WHAT YOU SHOULD DO
Copy every line of the following data that includes the string "this".
■ ■ ■ ■
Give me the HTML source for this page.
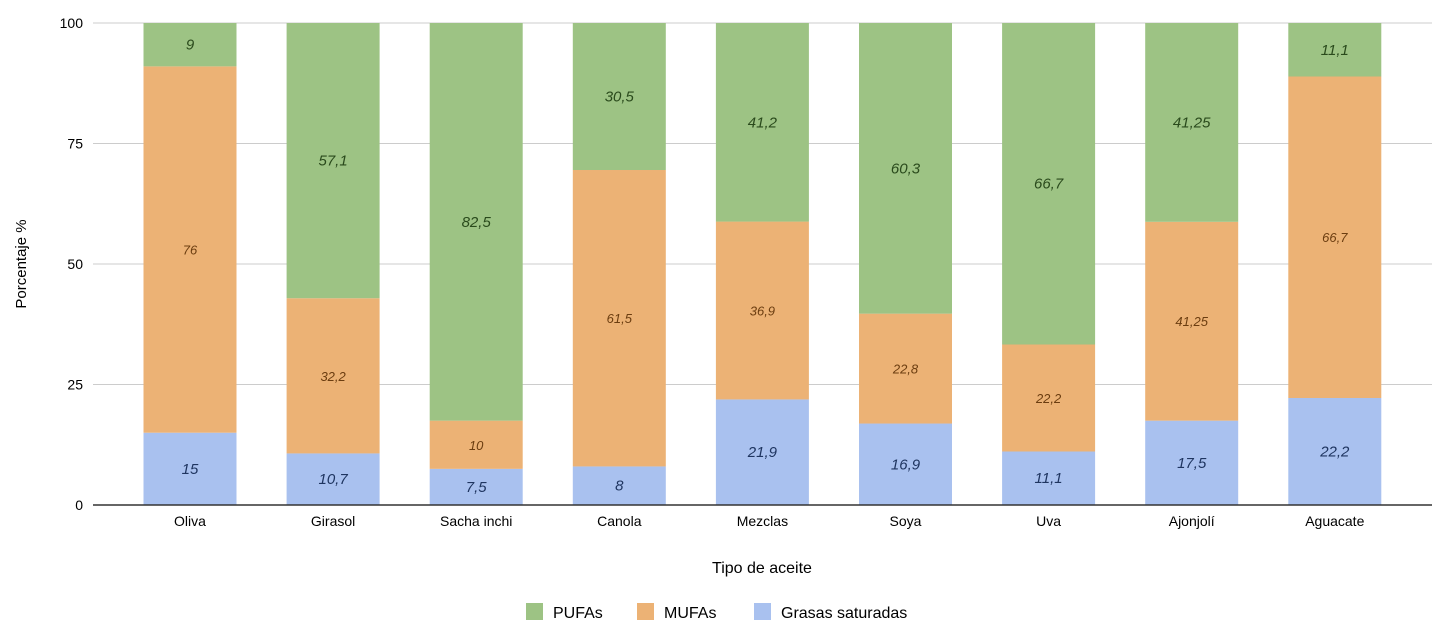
<!DOCTYPE html>
<html><head><meta charset="utf-8"><style>
body{margin:0;background:#fff;font-family:"Liberation Sans",Arial,sans-serif}
svg text{font-family:"Liberation Sans",Arial,sans-serif}
</style></head><body>
<svg id="chart" width="1442" height="632">
<g id="grid"></g><g id="bars"></g><g id="labels"></g><g id="axes"></g>
<text x="26" y="264" font-size="15" text-anchor="middle" transform="rotate(-90 26 264)">Porcentaje %</text>
<text x="762" y="573" font-size="16" text-anchor="middle">Tipo de aceite</text>
<g>
<g><rect x="526" y="603" width="17" height="17" fill="#9dc384"/><text x="553" y="618" font-size="16">PUFAs</text></g>
<g><rect x="637" y="603" width="17" height="17" fill="#ecb275"/><text x="664" y="618" font-size="16">MUFAs</text></g>
<g><rect x="754" y="603" width="17" height="17" fill="#a9c1ef"/><text x="781" y="618" font-size="16">Grasas saturadas</text></g>
</g>
</svg>
<script>
const categories=["Oliva","Girasol","Sacha inchi","Canola","Mezclas","Soya","Uva","Ajonjolí","Aguacate"];
const saturadas=[15,10.7,7.5,8,21.9,16.9,11.1,17.5,22.2];
const mufas=[76,32.2,10,61.5,36.9,22.8,22.2,41.25,66.7];
const pufas=[9,57.1,82.5,30.5,41.2,60.3,66.7,41.25,11.1];
const yTicks=[0,25,50,75,100];
const NS="http://www.w3.org/2000/svg";
const y0=505,y1=23,left=93,right=1432;
const y=v=>y0-(v/100)*(y0-y1);
const step=143.1,c0=190,bw=93;
const x=i=>c0+i*step;
function mk(tag,attrs,parent,txt){const e=document.createElementNS(NS,tag);for(const k in attrs)e.setAttribute(k,attrs[k]);if(txt!==undefined)e.textContent=txt;parent.appendChild(e);return e;}
const grid=document.getElementById('grid'),bars=document.getElementById('bars'),labels=document.getElementById('labels'),axes=document.getElementById('axes');
yTicks.forEach(t=>{
 const l=mk('line',{x1:left,x2:right,y1:y(t),y2:y(t),stroke:t===0?'#333':'#ccc','stroke-width':t===0?1.5:1},t===0?axes:grid);
 
 
 const tx=mk('text',{x:83,y:y(t)+5,'font-size':14,'text-anchor':'end'},axes,String(t));
 
 
});
const series=[
 {name:'saturadas',vals:saturadas,fill:'#a9c1ef',tc:'#1f3560',fs:15},
 {name:'mufas',vals:mufas,fill:'#ecb275',tc:'#6b3d10',fs:13},
 {name:'pufas',vals:pufas,fill:'#9dc384',tc:'#2a4a1c',fs:15}];
categories.forEach((c,i)=>{
 let base=0;
 series.forEach(s=>{
  const v=s.vals[i];
  const r=mk('rect',{x:x(i)-bw/2,y:y(base+v),width:bw,height:y(base)-y(base+v),fill:s.fill},bars);
  
  
  const t=mk('text',{x:x(i),y:(y(base)+y(base+v))/2+5,'font-size':s.fs,'font-style':'italic','text-anchor':'middle',fill:s.tc},labels,String(v).replace('.',','));
  
  
  base+=v;
 });
 const ct=mk('text',{x:x(i),y:526,'font-size':14,'text-anchor':'middle'},axes,c);
 
 
});
</script>
</body></html>
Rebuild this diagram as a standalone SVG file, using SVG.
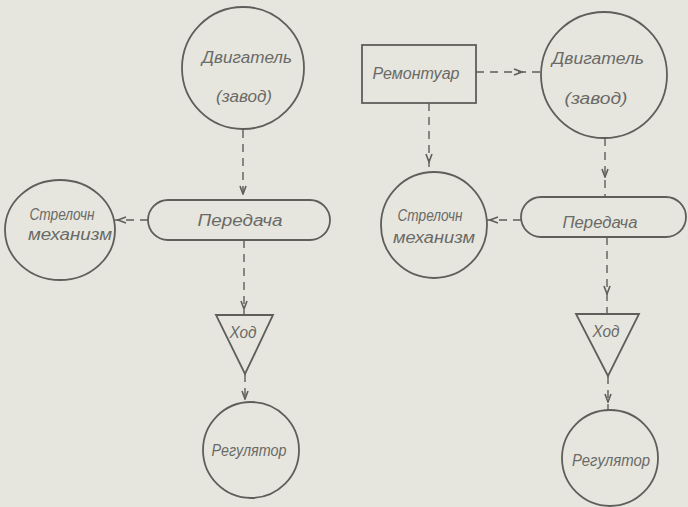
<svg xmlns="http://www.w3.org/2000/svg" width="688" height="507" viewBox="0 0 688 507">
<defs>
<marker id="arr" viewBox="0 0 10 10" refX="9" refY="5" markerWidth="10" markerHeight="10" markerUnits="userSpaceOnUse" orient="auto">
<path d="M1 2 L9 5 L1 8" fill="none" stroke="#5e5e5a" stroke-width="1.6"/>
</marker>
</defs>
<style>
.bg{fill:#e6e6df}
.n{fill:none;stroke:#5e5e5a;stroke-width:1.8}
.t{font-family:"Liberation Sans","DejaVu Sans",sans-serif;font-style:italic;font-size:16px;fill:#6a6a66;text-anchor:middle}
.c{fill:none;stroke:#5e5e5a;stroke-width:1.4;stroke-dasharray:8 6;marker-mid:url(#arr)}
</style>
<rect class="bg" x="0" y="0" width="688" height="507"/>
<g id="connectors">
<path class="c" d="M243 130 L243 194 L243 200"/>
<path class="c" d="M148 220 L118 220 L115 220"/>
<path class="c" d="M244 240 L244 309 L244 315"/>
<path class="c" d="M245 374 L245 399 L245 403"/>
<path class="c" d="M476 72 L522 72 L541 72"/>
<path class="c" d="M429 103 L429 162 L429 172"/>
<path class="c" d="M605 138 L605 177 L605 197"/>
<path class="c" d="M521 220 L490 220 L486 220"/>
<path class="c" d="M607 237 L607 294 L607 314"/>
<path class="c" d="M608 376 L608 402 L608 410"/>
</g>
<g id="dvig1"><circle class="n" cx="243" cy="68" r="61"/><text class="t" x="247" y="63" textLength="90" lengthAdjust="spacingAndGlyphs">Двигатель</text><text class="t" x="244" y="102" textLength="56" lengthAdjust="spacingAndGlyphs">(завод)</text></g>
<g id="pered1"><rect class="n" x="148" y="200" width="182" height="40" rx="20"/><text class="t" x="240" y="226" textLength="85" lengthAdjust="spacingAndGlyphs">Передача</text></g>
<g id="strel1"><ellipse class="n" cx="60" cy="230" rx="55" ry="50"/><text class="t" x="62" y="220" textLength="65" lengthAdjust="spacingAndGlyphs">Стрелочн</text><text class="t" x="70" y="240" textLength="84" lengthAdjust="spacingAndGlyphs">механизм</text></g>
<g id="hod1"><path class="n" d="M216 315 L273 315 L245 374 Z"/><text class="t" x="243" y="338" textLength="27" lengthAdjust="spacingAndGlyphs">Ход</text></g>
<g id="reg1"><circle class="n" cx="251" cy="450" r="48"/><text class="t" x="249" y="456" textLength="75" lengthAdjust="spacingAndGlyphs">Регулятор</text></g>
<g id="remont"><rect class="n" x="362" y="45" width="114" height="58"/><text class="t" x="416" y="79" textLength="87" lengthAdjust="spacingAndGlyphs">Ремонтуар</text></g>
<g id="dvig2"><circle class="n" cx="604" cy="75" r="63"/><text class="t" x="598" y="64" textLength="92" lengthAdjust="spacingAndGlyphs">Двигатель</text><text class="t" x="596" y="104" textLength="63" lengthAdjust="spacingAndGlyphs">(завод)</text></g>
<g id="pered2"><rect class="n" x="521" y="197" width="165" height="40" rx="20"/><text class="t" x="600" y="228" textLength="75" lengthAdjust="spacingAndGlyphs">Передача</text></g>
<g id="strel2"><circle class="n" cx="434" cy="225" r="53"/><text class="t" x="430" y="221" textLength="65" lengthAdjust="spacingAndGlyphs">Стрелочн</text><text class="t" x="434" y="243" textLength="82" lengthAdjust="spacingAndGlyphs">механизм</text></g>
<g id="hod2"><path class="n" d="M576 314 L639 314 L608 376 Z"/><text class="t" x="606" y="337" textLength="27" lengthAdjust="spacingAndGlyphs">Ход</text></g>
<g id="reg2"><circle class="n" cx="610" cy="458" r="48"/><text class="t" x="611" y="466" textLength="78" lengthAdjust="spacingAndGlyphs">Регулятор</text></g>
</svg>
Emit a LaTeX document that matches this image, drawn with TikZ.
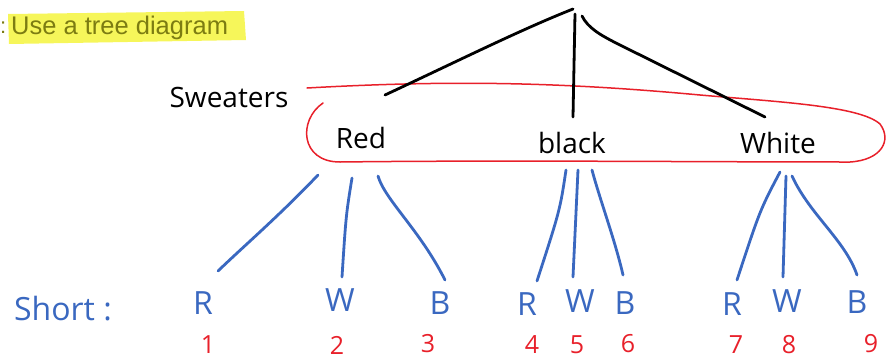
\documentclass[tikz,border=0pt]{standalone}
\usepackage{fontspec}
\setmainfont{Open Sans}
\newfontfamily\uifont{Liberation Sans}
\definecolor{penblue}{HTML}{3A68C0}
\definecolor{penred}{HTML}{E8202A}
\definecolor{hilite}{HTML}{F6F65A}
\definecolor{olive}{HTML}{7C7C12}
\begin{document}
\begin{tikzpicture}[x=1pt,y=-1pt,
  hand/.style={inner sep=0pt,font=\fontsize{28}{28}\selectfont},
  leaf/.style={inner sep=0pt,text=penblue,font=\fontsize{32}{32}\selectfont},
  num/.style={inner sep=0pt,text=penred,font=\fontsize{25}{25}\selectfont},
  blk/.style={line width=2.8pt,line cap=round,black},
  blu/.style={line width=2.8pt,line cap=round,penblue},
  loop/.style={line width=1.5pt,line cap=round,penred}]
\useasboundingbox (0,0) rectangle (887,362);
% header
\fill[hilite] (8,14) -- (244,11) -- (246,40) -- (9,44) -- cycle;
\node[anchor=west,inner sep=0pt,text=olive,font=\uifont\fontsize{25.5}{25.5}\selectfont] (hdr) at (11,28) {Use a tree diagram};
\node[anchor=west,inner sep=0pt,text=olive,font=\uifont\fontsize{22}{22}\selectfont] (colon) at (0,28) {:};
% labels
\node[hand] (sweat) at (229,97) {Sweaters};
\node[hand] (red) at (361,138) {Red};
\node[hand] (black) at (572,143) {black};
\node[hand] (white) at (778,143) {White};
% red loop
\draw[loop] (307,88) .. controls (450,80) and (560,82) .. (700,95)
  .. controls (780,102) and (860,106) .. (880,124)
  .. controls (892,140) and (882,160) .. (850,162)
  .. controls (700,162) and (500,160) .. (340,162)
  .. controls (300,162) and (298,120) .. (323,103);
% root and black branches
\coordinate (root) at (573,9);
\coordinate (rootv) at (575,14);
\coordinate (rootr) at (582,16);
\coordinate (redtop) at (385,95);
\coordinate (blacktop) at (573,117);
\coordinate (whitetop) at (765,117);
\draw[blk] (root) .. controls (520,30) and (460,60) .. (redtop);
\draw[blk] (rootv) -- (blacktop);
\draw[blk] (rootr) .. controls (588,28) and (600,35) .. (620,45) -- (whitetop);
% leaves
\node[leaf] (short) at (63,309) {Short :};
\node[leaf] (r1) at (203,303) {R};
\node[leaf] (w1) at (340,300) {W};
\node[leaf] (b1) at (440,303) {B};
\node[leaf] (r2) at (527,304) {R};
\node[leaf] (w2) at (580,301) {W};
\node[leaf] (b2) at (625,303) {B};
\node[leaf] (r3) at (732,304) {R};
\node[leaf] (w3) at (787,301) {W};
\node[leaf] (b3) at (857,302) {B};
% numbers
\node[num] (n1) at (208,345) {1};
\node[num] (n2) at (337,345) {2};
\node[num] (n3) at (428,344) {3};
\node[num] (n4) at (532,345) {4};
\node[num] (n5) at (577,345) {5};
\node[num] (n6) at (628,344) {6};
\node[num] (n7) at (736,345) {7};
\node[num] (n8) at (789,345) {8};
\node[num] (n9) at (871,344) {9};
% blue branch endpoints
\coordinate (ra) at (318,175); \coordinate (rb) at (352,178); \coordinate (rc) at (378,176);
\coordinate (ka) at (566,170); \coordinate (kb) at (578,170); \coordinate (kc) at (592,170);
\coordinate (wa) at (780,172); \coordinate (wb) at (786,176); \coordinate (wc) at (792,176);
\coordinate (r1t) at (218,271); \coordinate (w1t) at (342,277); \coordinate (b1t) at (445,280);
\coordinate (r2t) at (537,281); \coordinate (w2t) at (573,277); \coordinate (b2t) at (623,275);
\coordinate (r3t) at (737,280); \coordinate (w3t) at (783,277); \coordinate (b3t) at (857,275);
\draw[blu] (ra) .. controls (280,215) and (245,245) .. (r1t);
\draw[blu] (rb) .. controls (346,215) .. (w1t);
\draw[blu] (rc) .. controls (385,200) and (420,230) .. (b1t);
\draw[blu] (ka) .. controls (560,210) .. (r2t);
\draw[blu] (kb) -- (w2t);
\draw[blu] (kc) .. controls (600,200) and (615,240) .. (b2t);
\draw[blu] (wa) .. controls (760,210) .. (r3t);
\draw[blu] (wb) -- (w3t);
\draw[blu] (wc) .. controls (810,215) and (845,240) .. (b3t);
\end{tikzpicture}
\end{document}
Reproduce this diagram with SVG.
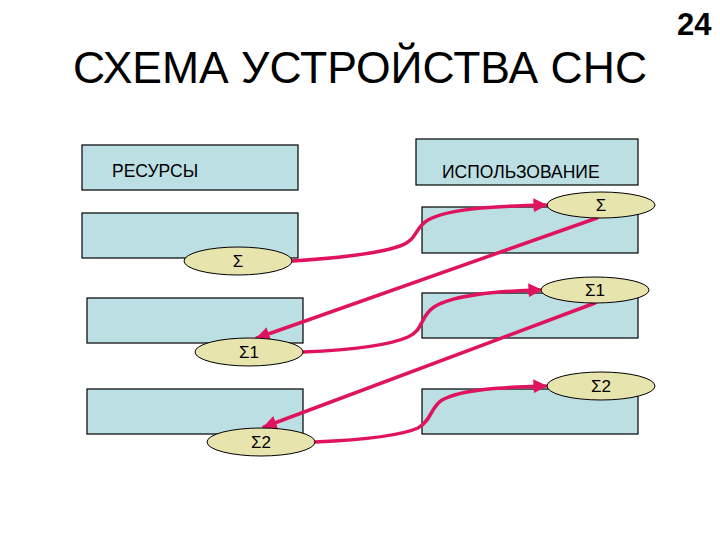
<svg xmlns="http://www.w3.org/2000/svg" width="720" height="540" viewBox="0 0 720 540">
<style>
.box{fill:#BCDFE3;stroke:#000;stroke-width:1.2}
.ell{fill:#E8E4AE;stroke:#000;stroke-width:1}
.lbl{font-family:"Liberation Sans",Arial,sans-serif;font-size:17.5px;fill:#000}
.sig{font-family:"Liberation Sans",Arial,sans-serif;font-size:17px;fill:#000;text-anchor:middle}
.con{fill:none;stroke:#E0145E;stroke-width:3.5;stroke-linecap:round}
</style>
<defs>
<marker id="arr" viewBox="0 0 10 10" refX="9" refY="5" markerWidth="4" markerHeight="4" orient="auto" markerUnits="strokeWidth">
<path d="M0,0 L10,5 L0,10 z" fill="#E0145E"/>
</marker>
</defs>
<rect width="720" height="540" fill="#fff"/>
<text x="73" y="83" font-family="'Liberation Sans',Arial,sans-serif" font-size="44.5" fill="#000">СХЕМА УСТРОЙСТВА СНС</text>
<text x="677" y="35" font-family="'Liberation Sans',Arial,sans-serif" font-size="31" font-weight="bold" fill="#000">24</text>

<g id="res-header"><rect class="box" x="82" y="145" width="216" height="45"/><text class="lbl" x="112" y="177">РЕСУРСЫ</text></g>
<g id="res1"><rect class="box" x="82" y="213" width="216" height="45"/></g>
<g id="res2"><rect class="box" x="87" y="298" width="216" height="45"/></g>
<g id="res3"><rect class="box" x="87" y="389" width="216" height="45"/></g>

<g id="use-header"><rect class="box" x="416" y="139" width="222" height="46"/><text class="lbl" x="442" y="178">ИСПОЛЬЗОВАНИЕ</text></g>
<g id="use1"><rect class="box" x="422" y="207" width="216" height="46"/></g>
<g id="use2"><rect class="box" x="422" y="293" width="216" height="45"/></g>
<g id="use3"><rect class="box" x="422" y="389" width="216" height="45"/></g>

<g id="connectors">
<path class="con" marker-end="url(#arr)" d="M292,261 C340,258 380,253 400,246 C418,240 414,228 428,220 C450,208 500,206 546,205"/>
<path class="con" marker-end="url(#arr)" d="M597,218 L257,338"/>
<path class="con" marker-end="url(#arr)" d="M303,352 C350,350 390,345 408,337 C424,330 420,316 434,307 C455,294 500,291 541,290"/>
<path class="con" marker-end="url(#arr)" d="M595,303 L264,427"/>
<path class="con" marker-end="url(#arr)" d="M315,442 C360,440 400,436 418,428 C432,420 430,408 442,400 C462,389 505,387 546,386"/>
</g>

<g id="sig-l0"><ellipse class="ell" cx="238" cy="261" rx="54" ry="14"/><text class="sig" x="238" y="267">Σ</text></g>
<g id="sig-r0"><ellipse class="ell" cx="601" cy="205" rx="54" ry="13"/><text class="sig" x="601" y="211">Σ</text></g>
<g id="sig-l1"><ellipse class="ell" cx="249" cy="352" rx="54" ry="14"/><text class="sig" x="249" y="358">Σ1</text></g>
<g id="sig-r1"><ellipse class="ell" cx="595" cy="290" rx="54" ry="13"/><text class="sig" x="595" y="296">Σ1</text></g>
<g id="sig-r2"><ellipse class="ell" cx="601" cy="386" rx="54" ry="14"/><text class="sig" x="601" y="392">Σ2</text></g>
<g id="sig-l2"><ellipse class="ell" cx="261" cy="442" rx="54" ry="14"/><text class="sig" x="261" y="448">Σ2</text></g>
</svg>
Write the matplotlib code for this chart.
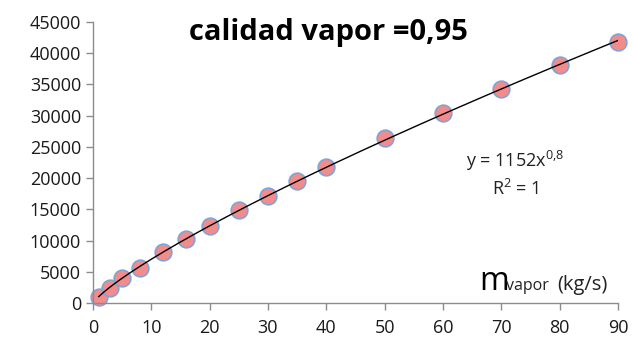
■ ■ ■ ■
THE OUTPUT
Give me the HTML source for this page.
Rebuild this diagram as a standalone SVG file, using SVG.
Emit a LaTeX document that matches this image, drawn with TikZ.
Reproduce this diagram with SVG.
Write the matplotlib code for this chart.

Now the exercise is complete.